Court takes dim view of exaggerated claim

The court has severely punished a claimant in costs for wholly exaggerating his claim.

In Worthington v 03918424 Ltd, the claimant claimed approximately £500,000 for injuries sustained. The defendant accepted liability but had concerns with regards to causation and so arranged for some surveillance of the claimant. Following that, in May 2014, the defendant made an offer of £40,000 under Part 36 of the Civil Procedure Rules (CPR). Following a review of the surveillance evidence, the experts found they could no longer support the claimant's claim. The surveillance evidence and the revised experts' reports were served on the claimant who then accepted the Part 36 offer out of time i.e. after the end of the relevant period.

Under the terms of Part 36 (10)(5) in force at the time of acceptance, where an offer is accepted after the end of the relevant period, if the parties cannot agree the liability for costs, the court will make an order as to costs. The usual order in such a case is that the claimant will receive its costs on a standard basis until the end of the relevant period and the offeree (the claimant in this case) is responsible for the offeror's costs (the defendant here) from that date until the date of acceptance, unless the court orders otherwise.

Here, the court did order otherwise. The court had to have regard to all the relevant factors, including under the general costs provisions of CPR 44, which included the issue of exaggeration.

By accepting the sum of £40,000 in relation to a claim of £500,000, the court drew the inference that the claimant accepted his claim was extremely exaggerated and this was enough for the court to make a different costs order.

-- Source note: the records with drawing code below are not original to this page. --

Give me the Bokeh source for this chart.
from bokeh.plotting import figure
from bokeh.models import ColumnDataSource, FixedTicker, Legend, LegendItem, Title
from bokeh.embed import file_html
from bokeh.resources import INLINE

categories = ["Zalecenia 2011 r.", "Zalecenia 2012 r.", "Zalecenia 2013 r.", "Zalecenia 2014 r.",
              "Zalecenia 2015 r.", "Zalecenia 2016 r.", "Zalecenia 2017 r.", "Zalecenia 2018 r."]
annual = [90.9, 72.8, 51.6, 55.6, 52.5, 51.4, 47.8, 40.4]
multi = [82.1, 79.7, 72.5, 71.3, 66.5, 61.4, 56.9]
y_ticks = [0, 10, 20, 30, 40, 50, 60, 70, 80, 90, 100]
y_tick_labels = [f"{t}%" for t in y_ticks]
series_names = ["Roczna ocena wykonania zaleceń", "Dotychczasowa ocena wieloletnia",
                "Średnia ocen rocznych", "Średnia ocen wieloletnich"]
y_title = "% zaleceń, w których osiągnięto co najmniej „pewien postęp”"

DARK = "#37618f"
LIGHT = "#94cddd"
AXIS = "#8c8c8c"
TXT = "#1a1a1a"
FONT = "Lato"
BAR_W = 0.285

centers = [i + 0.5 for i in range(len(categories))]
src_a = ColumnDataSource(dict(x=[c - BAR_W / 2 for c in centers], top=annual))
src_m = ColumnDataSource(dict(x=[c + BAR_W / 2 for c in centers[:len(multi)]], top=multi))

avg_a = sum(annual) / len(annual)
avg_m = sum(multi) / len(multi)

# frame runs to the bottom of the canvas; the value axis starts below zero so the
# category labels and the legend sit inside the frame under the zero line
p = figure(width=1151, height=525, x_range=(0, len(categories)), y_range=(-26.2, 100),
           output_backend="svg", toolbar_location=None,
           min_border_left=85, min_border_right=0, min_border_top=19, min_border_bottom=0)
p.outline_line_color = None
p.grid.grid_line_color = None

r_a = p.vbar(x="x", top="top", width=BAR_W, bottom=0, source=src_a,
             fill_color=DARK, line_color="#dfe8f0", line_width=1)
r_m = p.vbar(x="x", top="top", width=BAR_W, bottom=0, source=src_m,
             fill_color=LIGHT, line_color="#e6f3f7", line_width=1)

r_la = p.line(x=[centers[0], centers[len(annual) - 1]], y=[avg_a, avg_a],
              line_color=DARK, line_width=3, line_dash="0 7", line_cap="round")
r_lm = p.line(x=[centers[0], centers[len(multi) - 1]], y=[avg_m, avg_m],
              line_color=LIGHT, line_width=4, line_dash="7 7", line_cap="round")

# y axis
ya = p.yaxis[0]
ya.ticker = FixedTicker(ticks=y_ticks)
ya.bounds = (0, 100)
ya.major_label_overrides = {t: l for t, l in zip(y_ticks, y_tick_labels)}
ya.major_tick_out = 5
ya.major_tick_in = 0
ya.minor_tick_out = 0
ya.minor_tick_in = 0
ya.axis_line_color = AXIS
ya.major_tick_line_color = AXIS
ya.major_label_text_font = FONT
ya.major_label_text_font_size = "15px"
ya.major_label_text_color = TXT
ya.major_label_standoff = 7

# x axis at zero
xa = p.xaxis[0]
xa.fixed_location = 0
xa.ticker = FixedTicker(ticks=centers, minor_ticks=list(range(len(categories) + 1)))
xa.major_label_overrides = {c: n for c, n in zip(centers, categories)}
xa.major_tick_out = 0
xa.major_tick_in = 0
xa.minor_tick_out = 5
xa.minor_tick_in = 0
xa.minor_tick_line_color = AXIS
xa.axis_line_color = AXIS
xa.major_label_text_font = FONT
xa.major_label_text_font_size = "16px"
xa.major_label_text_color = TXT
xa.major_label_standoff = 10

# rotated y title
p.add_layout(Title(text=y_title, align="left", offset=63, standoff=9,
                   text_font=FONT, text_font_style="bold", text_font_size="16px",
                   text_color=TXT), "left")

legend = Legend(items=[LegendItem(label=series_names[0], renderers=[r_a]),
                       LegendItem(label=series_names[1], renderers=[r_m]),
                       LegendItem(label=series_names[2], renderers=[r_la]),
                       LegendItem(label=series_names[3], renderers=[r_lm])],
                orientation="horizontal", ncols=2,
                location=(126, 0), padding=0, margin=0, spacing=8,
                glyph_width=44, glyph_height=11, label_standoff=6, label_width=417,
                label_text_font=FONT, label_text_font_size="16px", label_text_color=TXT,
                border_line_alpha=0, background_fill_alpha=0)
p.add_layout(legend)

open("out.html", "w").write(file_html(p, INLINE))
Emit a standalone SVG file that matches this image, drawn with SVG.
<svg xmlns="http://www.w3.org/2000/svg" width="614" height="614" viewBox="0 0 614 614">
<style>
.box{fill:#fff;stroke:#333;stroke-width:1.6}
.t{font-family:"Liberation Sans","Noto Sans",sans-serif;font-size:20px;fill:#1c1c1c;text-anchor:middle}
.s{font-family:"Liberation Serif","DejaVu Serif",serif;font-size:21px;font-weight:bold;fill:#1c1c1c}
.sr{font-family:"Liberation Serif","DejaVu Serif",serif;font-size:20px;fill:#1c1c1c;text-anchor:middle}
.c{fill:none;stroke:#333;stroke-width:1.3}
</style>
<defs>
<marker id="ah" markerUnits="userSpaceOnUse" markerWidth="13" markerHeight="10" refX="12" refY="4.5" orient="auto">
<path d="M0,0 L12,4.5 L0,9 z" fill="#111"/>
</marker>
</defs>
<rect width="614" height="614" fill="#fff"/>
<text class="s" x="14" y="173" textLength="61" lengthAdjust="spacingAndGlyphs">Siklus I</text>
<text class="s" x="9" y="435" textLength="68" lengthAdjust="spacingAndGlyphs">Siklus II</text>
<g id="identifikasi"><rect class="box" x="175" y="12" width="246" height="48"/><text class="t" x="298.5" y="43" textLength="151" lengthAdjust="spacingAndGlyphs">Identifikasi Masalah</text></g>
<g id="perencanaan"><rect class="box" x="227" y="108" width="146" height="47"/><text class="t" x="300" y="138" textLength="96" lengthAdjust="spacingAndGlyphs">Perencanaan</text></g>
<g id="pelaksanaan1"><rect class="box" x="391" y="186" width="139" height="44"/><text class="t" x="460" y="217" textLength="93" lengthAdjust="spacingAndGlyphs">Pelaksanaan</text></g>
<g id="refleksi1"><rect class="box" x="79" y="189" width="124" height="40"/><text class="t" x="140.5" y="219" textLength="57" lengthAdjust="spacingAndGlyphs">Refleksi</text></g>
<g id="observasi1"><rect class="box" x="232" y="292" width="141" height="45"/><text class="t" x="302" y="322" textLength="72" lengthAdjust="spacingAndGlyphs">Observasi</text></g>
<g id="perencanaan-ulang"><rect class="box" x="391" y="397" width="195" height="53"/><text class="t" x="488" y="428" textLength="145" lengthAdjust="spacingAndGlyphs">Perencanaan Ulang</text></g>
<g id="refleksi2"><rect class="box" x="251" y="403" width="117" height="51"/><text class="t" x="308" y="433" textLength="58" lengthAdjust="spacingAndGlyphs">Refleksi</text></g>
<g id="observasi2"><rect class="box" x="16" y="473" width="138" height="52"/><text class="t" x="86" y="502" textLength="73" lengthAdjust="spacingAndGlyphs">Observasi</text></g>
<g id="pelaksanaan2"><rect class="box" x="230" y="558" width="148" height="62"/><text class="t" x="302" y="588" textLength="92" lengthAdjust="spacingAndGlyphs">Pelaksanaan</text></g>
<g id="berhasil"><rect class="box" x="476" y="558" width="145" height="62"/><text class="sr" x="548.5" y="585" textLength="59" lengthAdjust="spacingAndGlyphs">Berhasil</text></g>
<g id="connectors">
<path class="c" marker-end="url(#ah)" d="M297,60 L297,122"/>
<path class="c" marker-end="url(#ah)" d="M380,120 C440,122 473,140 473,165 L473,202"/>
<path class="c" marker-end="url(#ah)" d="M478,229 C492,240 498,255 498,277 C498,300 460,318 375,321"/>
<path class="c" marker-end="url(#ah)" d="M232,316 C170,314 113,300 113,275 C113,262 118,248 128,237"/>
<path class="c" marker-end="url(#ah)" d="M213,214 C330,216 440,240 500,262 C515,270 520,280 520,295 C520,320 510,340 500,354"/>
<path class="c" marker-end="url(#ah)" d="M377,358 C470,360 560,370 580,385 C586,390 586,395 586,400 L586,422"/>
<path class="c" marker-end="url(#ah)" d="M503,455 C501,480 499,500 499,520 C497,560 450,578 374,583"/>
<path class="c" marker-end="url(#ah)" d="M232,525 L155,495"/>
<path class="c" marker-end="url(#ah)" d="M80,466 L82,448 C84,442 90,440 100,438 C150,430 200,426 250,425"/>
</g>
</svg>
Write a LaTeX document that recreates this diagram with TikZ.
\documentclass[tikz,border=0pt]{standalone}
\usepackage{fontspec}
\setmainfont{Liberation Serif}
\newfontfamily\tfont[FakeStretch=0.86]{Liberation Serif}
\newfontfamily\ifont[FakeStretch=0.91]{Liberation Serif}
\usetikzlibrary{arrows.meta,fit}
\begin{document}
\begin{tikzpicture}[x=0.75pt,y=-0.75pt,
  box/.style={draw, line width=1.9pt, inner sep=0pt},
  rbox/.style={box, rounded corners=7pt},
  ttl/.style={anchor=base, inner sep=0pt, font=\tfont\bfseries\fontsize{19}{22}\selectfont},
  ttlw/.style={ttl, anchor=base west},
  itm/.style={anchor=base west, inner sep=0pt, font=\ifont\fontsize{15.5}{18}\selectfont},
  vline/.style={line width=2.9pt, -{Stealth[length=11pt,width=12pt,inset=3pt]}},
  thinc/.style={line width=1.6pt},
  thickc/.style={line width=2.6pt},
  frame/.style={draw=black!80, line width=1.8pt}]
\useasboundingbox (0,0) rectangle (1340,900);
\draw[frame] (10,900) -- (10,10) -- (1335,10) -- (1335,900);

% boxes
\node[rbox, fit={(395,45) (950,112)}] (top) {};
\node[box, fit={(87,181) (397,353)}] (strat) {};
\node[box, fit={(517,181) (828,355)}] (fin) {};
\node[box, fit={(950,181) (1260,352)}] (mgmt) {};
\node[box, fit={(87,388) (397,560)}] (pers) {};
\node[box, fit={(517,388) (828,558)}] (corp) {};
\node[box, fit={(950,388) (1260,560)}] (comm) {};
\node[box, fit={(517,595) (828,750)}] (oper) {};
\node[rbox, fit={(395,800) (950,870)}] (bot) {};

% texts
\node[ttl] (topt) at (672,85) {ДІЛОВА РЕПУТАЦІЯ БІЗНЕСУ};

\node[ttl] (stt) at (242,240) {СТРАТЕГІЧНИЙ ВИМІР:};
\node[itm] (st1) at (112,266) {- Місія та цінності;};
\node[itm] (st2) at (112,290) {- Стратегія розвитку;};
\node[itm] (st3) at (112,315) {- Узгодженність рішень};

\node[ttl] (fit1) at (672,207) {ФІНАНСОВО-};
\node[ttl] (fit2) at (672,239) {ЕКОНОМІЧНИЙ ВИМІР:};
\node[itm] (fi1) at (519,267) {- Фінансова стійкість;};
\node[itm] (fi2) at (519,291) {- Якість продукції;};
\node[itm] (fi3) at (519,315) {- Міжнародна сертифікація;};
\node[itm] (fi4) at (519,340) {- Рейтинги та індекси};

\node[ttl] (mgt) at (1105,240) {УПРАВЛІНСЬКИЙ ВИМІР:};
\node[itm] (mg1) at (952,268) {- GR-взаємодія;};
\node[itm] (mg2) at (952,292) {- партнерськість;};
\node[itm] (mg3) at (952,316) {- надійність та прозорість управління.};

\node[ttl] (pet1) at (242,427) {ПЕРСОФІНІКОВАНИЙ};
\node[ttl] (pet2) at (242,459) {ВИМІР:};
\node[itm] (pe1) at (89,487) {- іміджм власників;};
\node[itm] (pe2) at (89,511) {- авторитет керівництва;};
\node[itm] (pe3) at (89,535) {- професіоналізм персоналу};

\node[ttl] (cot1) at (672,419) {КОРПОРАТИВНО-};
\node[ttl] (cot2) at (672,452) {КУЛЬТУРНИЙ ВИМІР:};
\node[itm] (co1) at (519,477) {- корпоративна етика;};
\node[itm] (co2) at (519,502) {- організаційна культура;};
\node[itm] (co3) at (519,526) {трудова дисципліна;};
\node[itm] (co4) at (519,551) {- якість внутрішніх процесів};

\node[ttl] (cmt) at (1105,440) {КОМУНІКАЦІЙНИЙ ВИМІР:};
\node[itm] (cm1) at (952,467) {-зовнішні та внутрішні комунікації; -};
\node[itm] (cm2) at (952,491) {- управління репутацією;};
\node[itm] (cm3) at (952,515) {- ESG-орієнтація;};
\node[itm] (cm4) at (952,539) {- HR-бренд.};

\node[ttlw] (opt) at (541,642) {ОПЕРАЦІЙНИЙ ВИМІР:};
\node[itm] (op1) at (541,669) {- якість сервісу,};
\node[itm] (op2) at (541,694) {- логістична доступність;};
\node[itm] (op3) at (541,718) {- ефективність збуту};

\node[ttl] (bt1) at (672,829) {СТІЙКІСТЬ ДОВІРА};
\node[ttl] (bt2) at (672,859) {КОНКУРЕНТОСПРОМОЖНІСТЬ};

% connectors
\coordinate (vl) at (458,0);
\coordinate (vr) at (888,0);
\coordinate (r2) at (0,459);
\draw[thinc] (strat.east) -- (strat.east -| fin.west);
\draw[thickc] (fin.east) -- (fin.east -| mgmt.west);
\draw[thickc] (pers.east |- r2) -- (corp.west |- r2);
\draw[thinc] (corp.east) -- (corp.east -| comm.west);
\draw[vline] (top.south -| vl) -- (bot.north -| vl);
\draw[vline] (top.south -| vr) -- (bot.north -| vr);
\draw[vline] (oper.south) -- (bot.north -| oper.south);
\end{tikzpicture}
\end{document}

The court considered that if the claim had not been exaggerated, it would probably have been resolved by the end of June 2012.

The court ordered that the claimant was entitled to his costs on the standard basis up until that time but should pay the defendant's costs thereafter which should be assessed on the indemnity basis due to the clear exaggeration of the claim. All of the surveillance costs were to be paid by the claimant.

Things to consider

Not having accepted the offer within the relevant period, the claimant had put himself at risk of an argument on costs. The court made it clear that the award of costs against the claimant was to show that exaggeration of claims would not be tolerated by the courts.

Although this was a personal injury case, the underlying principle also applies to commercial claims the value of which have been wholly exaggerated throughout, and not merely overstated at an early stage of the proceedings, and which, as a result, prove impossible to settle at an early stage.